Dari sekian banyak kekurangan ternyata ada beberapa
kelebihan dari Lion Air, seperti:
- Kalau penerbangan paling pagi jarang delay karena
pesawatnya sudah standby di badara dari malam sebelumnya.
- Belahan rok pramugarinya cukup membuat mata seger kalau
masih ngantuk-ngantuk karena penerbangan pagi.
- Kalau beruntung bisa mendarat cukup mulus. Tergantung keahlian pilot juga sih sebenarnya.
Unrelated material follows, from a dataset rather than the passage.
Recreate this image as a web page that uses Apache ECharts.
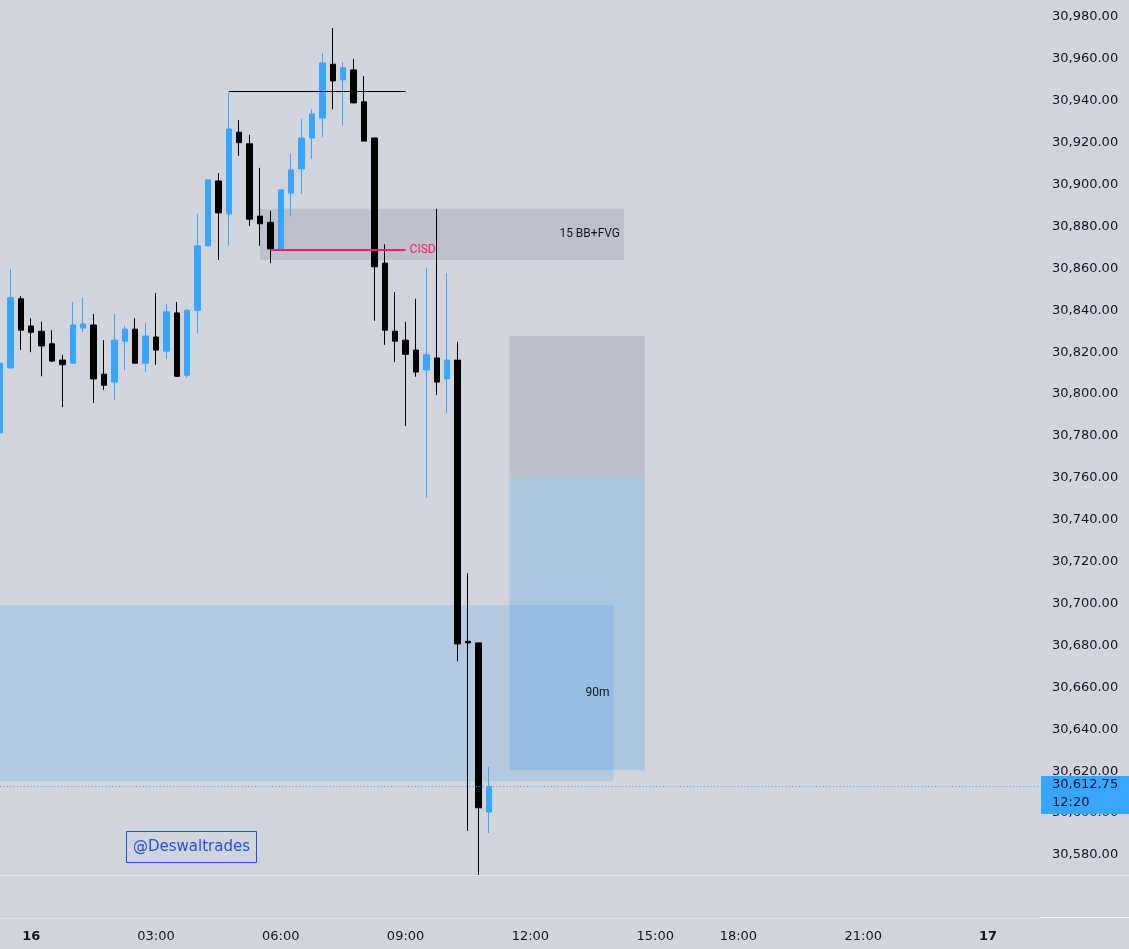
<!DOCTYPE html>
<html>
<head>
<meta charset="utf-8">
<script src="https://cdn.jsdelivr.net/npm/echarts@6/dist/echarts.min.js"></script>
<style>
  html, body { margin: 0; padding: 0; background: #d1d4dc; }
  #main { width: 1129px; height: 949px; }
</style>
</head>
<body>
<div id="main"></div>
<script>
// 15m candles, blue = up, black = down
var opens  = [30781.5, 30812.5, 30845.5, 30832.5, 30830, 30824, 30816.25, 30814.75, 30831.5, 30833,
              30809.5, 30805.75, 30825.25, 30831, 30814.75, 30827.25, 30820.5, 30838.75, 30809, 30840,
              30870.75, 30901.75, 30886, 30925, 30919.5, 30885, 30882, 30868.75, 30896, 30907.5,
              30922.25, 30931.75, 30957.5, 30950, 30954.75, 30939.5, 30922.25, 30862.5, 30830, 30825.75,
              30821, 30811.5, 30817.25, 30807.25, 30816.25, 30682, 30681.25, 30600.5];
var closes = [30814.75, 30846, 30830.5, 30829.5, 30823, 30815.75, 30814, 30833, 30833.5, 30807.25,
              30804.25, 30825.75, 30831, 30814.75, 30827.75, 30821, 30839.25, 30808.5, 30840, 30870.75,
              30902.25, 30886.5, 30926.5, 30920, 30883.5, 30881.25, 30869.25, 30897.5, 30907, 30922.25,
              30933.75, 30958, 30949.5, 30955.75, 30939, 30920.75, 30860.75, 30830.5, 30825.25, 30819,
              30810.5, 30818.75, 30805.75, 30816.25, 30680.75, 30681.25, 30602.5, 30612.75];
var lows   = [30780, 30812, 30821, 30820, 30808.5, 30815.25, 30793.75, 30814.75, 30829.5, 30795.75,
              30802, 30797.25, 30811.5, 30814.75, 30810.5, 30814, 30816.75, 30808.25, 30807.75, 30828.75,
              30870.75, 30864, 30870.75, 30913.75, 30880.25, 30870.75, 30862.5, 30868.75, 30885, 30895.5,
              30912.25, 30922.75, 30936, 30928, 30939, 30920.75, 30835, 30823.5, 30815.25, 30784.75,
              30808.25, 30750.5, 30799.5, 30791, 30672.5, 30591.5, 30570.5, 30590.5];
var highs  = [30816, 30859.75, 30846.75, 30836.25, 30834.5, 30830.5, 30818.75, 30844, 30846, 30838.25,
              30825.75, 30838.25, 30832.5, 30836.25, 30834, 30848.25, 30843, 30844, 30840.5, 30886,
              30902.25, 30905.5, 30943.75, 30930.75, 30923.75, 30908, 30887.5, 30897.5, 30915, 30931.25,
              30936, 30962.75, 30974.75, 30958.5, 30960, 30951.75, 30922.25, 30871.5, 30848.75, 30834.5,
              30845.5, 30860.25, 30888.5, 30857.75, 30825, 30714.5, 30681.25, 30622];

var tickLabels = ['16', '03:00', '06:00', '09:00', '12:00', '15:00', '18:00', '21:00', '17'];
var dayLabels = ['16', '17'];
var priceTicks = [30580, 30600, 30620, 30640, 30660, 30680, 30700, 30720, 30740, 30760, 30780,
                  30800, 30820, 30840, 30860, 30880, 30900, 30920, 30940, 30960, 30980];
var lastPrice = 30612.75;
var countdown = '12:20';

var highLine = 30944.5;          // swing high line
var cisdLevel = 30868.75;
var fvgTop = 30888.5, fvgBottom = 30864;
var zoneTop = 30699.25, zoneBottom = 30615.25;
var posTop = 30827.75, posMid = 30760, posBottom = 30620.5;

// 15 min slots from 23:15 on the 15th, no bars between 16:00 and 17:00
var slots = [];
var m = 23 * 60 + 15, day = 15;
while (slots.length < 101) {
  var hh = Math.floor(m / 60), mm = m % 60;
  if (hh !== 16) {
    slots.push(m === 0 ? String(day) : (hh < 10 ? '0' : '') + hh + ':' + (mm < 10 ? '0' : '') + mm);
  }
  m += 15;
  if (m >= 1440) { m -= 1440; day++; }
}

var candles = opens.map(function (o, i) { return [o, closes[i], lows[i], highs[i]]; });

var axisFont = 'DejaVu Sans';
var ink = '#131722';
var upColor = '#38a6ff';

var chart = echarts.init(document.getElementById('main'));

var option = {
  backgroundColor: '#d1d4dc',
  animation: false,
  grid: { left: 0, right: 89, top: 0, bottom: 31 },
  xAxis: {
    type: 'category',
    data: slots,
    boundaryGap: false,
    axisLine: { lineStyle: { color: '#dfe2e8', width: 1 } },
    axisTick: { show: false },
    splitLine: { show: false },
    axisLabel: {
      interval: function (i, v) { return tickLabels.indexOf(v) >= 0; },
      margin: 12,
      fontFamily: axisFont,
      fontSize: 13,
      color: ink,
      formatter: function (v) { return dayLabels.indexOf(v) >= 0 ? '{b|' + v + '}' : v; },
      rich: { b: { fontFamily: axisFont, fontSize: 13, fontWeight: 'bold', color: ink } }
    }
  },
  yAxis: {
    type: 'value',
    position: 'right',
    min: 30549.93,
    max: 30988.11,
    axisLine: { show: false },
    axisTick: { show: false },
    splitLine: { show: false },
    axisLabel: {
      customValues: priceTicks,
      margin: 12,
      fontFamily: axisFont,
      fontSize: 13,
      color: ink,
      formatter: function (v) {
        return v.toLocaleString('en-US', { minimumFractionDigits: 2, maximumFractionDigits: 2 });
      }
    }
  },
  series: [
    {
      type: 'candlestick',
      data: candles,
      barWidth: 6,
      itemStyle: {
        color: upColor,
        color0: '#000000',
        borderColor: upColor,
        borderColor0: '#000000',
        borderWidth: 1
      },
      markArea: {
        silent: true,
        data: [
          [
            { coord: [25, fvgTop], itemStyle: { color: '#bec1cc' },
              label: { show: true, position: 'insideRight', distance: 4, formatter: '15 BB+FVG',
                       fontFamily: 'Roboto', fontSize: 12, color: ink } },
            { coord: [60, fvgBottom] }
          ],
          [
            { coord: [0, zoneTop], itemStyle: { color: 'rgba(41,140,235,0.17)' },
              label: { show: true, position: 'insideRight', distance: 4, formatter: '90m',
                       fontFamily: 'Roboto', fontSize: 12, color: ink } },
            { coord: [59, zoneBottom] }
          ],
          [
            { coord: [49, posTop], itemStyle: { color: '#bbbfcb' }, label: { show: false } },
            { coord: [62, posMid] }
          ],
          [
            { coord: [49, posMid], itemStyle: { color: 'rgba(41,150,243,0.22)' }, label: { show: false } },
            { coord: [62, posBottom] }
          ]
        ]
      },
      markLine: {
        silent: true,
        symbol: ['none', 'none'],
        label: { show: false },
        data: [
          [
            { coord: [22, highLine], lineStyle: { color: '#000000', width: 1, type: 'solid' } },
            { coord: [39, highLine] }
          ],
          [
            { coord: [26, cisdLevel], lineStyle: { color: '#fd1c6c', width: 2, type: 'solid' },
              label: { show: true, position: 'end', distance: 4, formatter: 'CISD',
                       fontFamily: 'Roboto', fontSize: 12, color: '#fd1c6c' } },
            { coord: [39, cisdLevel] }
          ],
          { yAxis: lastPrice, lineStyle: { color: upColor, width: 1, type: [1, 2.4] }, label: { show: false } }
        ]
      }
    }
  ],
  graphic: [
    { type: 'line', silent: true, z: 10, shape: { x1: 0, y1: 875.5, x2: 1129, y2: 875.5 },
      style: { stroke: '#e3e5ea', lineWidth: 1 } },
    { type: 'line', silent: true, z: 10, shape: { x1: 1040, y1: 917.5, x2: 1129, y2: 917.5 },
      style: { stroke: '#f4f6f9', lineWidth: 1 } },
    { type: 'rect', silent: true, z: 10, shape: { x: 126.5, y: 831.5, width: 130, height: 31 },
      style: { fill: 'none', stroke: '#2152d9', lineWidth: 1 } },
    { type: 'text', silent: true, z: 10, x: 191.5, y: 847,
      style: { text: '@Deswaltrades', fill: '#2152d9', font: '15px "DejaVu Sans"',
               align: 'center', verticalAlign: 'middle' } }
  ]
};

chart.setOption(option);

// price tag on the right axis
var py = chart.convertToPixel({ yAxisIndex: 0 }, lastPrice);
chart.setOption({
  graphic: option.graphic.concat([
    { type: 'rect', silent: true, z: 20, shape: { x: 1041, y: py - 10.5, width: 88, height: 38 },
      style: { fill: upColor } },
    { type: 'text', silent: true, z: 21, x: 1052, y: py - 1.5,
      style: { text: lastPrice.toLocaleString('en-US', { minimumFractionDigits: 2 }),
               fill: ink, font: '13px "DejaVu Sans"', verticalAlign: 'middle' } },
    { type: 'text', silent: true, z: 21, x: 1052, y: py + 16.5,
      style: { text: countdown, fill: ink, font: '13px "DejaVu Sans"', verticalAlign: 'middle' } }
  ])
});
</script>
</body>
</html>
- Tiket yang murah meriah.
- Berdasarkan pengalaman pertama dan terakhir gue,
pemumpang yang kena delay 2 jam mendapatkan kompensasi makan malam dengan menu
dari McD.
- Jika kena delay lebih dari 2 jam segerlah mendatangi
customer service, kalau beruntung bisa menukar ke penerbangan tercepat dengan
maskapai yang sama tanpa dikenakan biaya tambahan dan jika masih ada seat yang
kosong.
- Jika beruntung terdapat buku panduan doa perjalan di depan
kursi.
- Last but not least, kalau beruntung selamat sampai
tujuan.
Jadi setelah dua kali naik pesawat Lion Air pp Jakarta –
Medan – Jakarta gue mengambil kesimpulan sendiri kalau ini adalah penerbangan
terkahir gue menggunakan Lion Air, walaupun terdapat beberapa kelebihan juga
dari banyaknya kekurangan maskapai yang satu ini tapi demi alasan kenyamanan
untuk penerbangan dalam negeri gue lebih memilih Garuda yang semua orang sudah tau dan Citilink dengan
berbagai pilihan green seat yang cukup luas dan masih satu group dengan Garuda. Gak lagi-lagi deh gue mengkhianati Garuda dan Citilink untuk urusan penerbangan dalam negeri.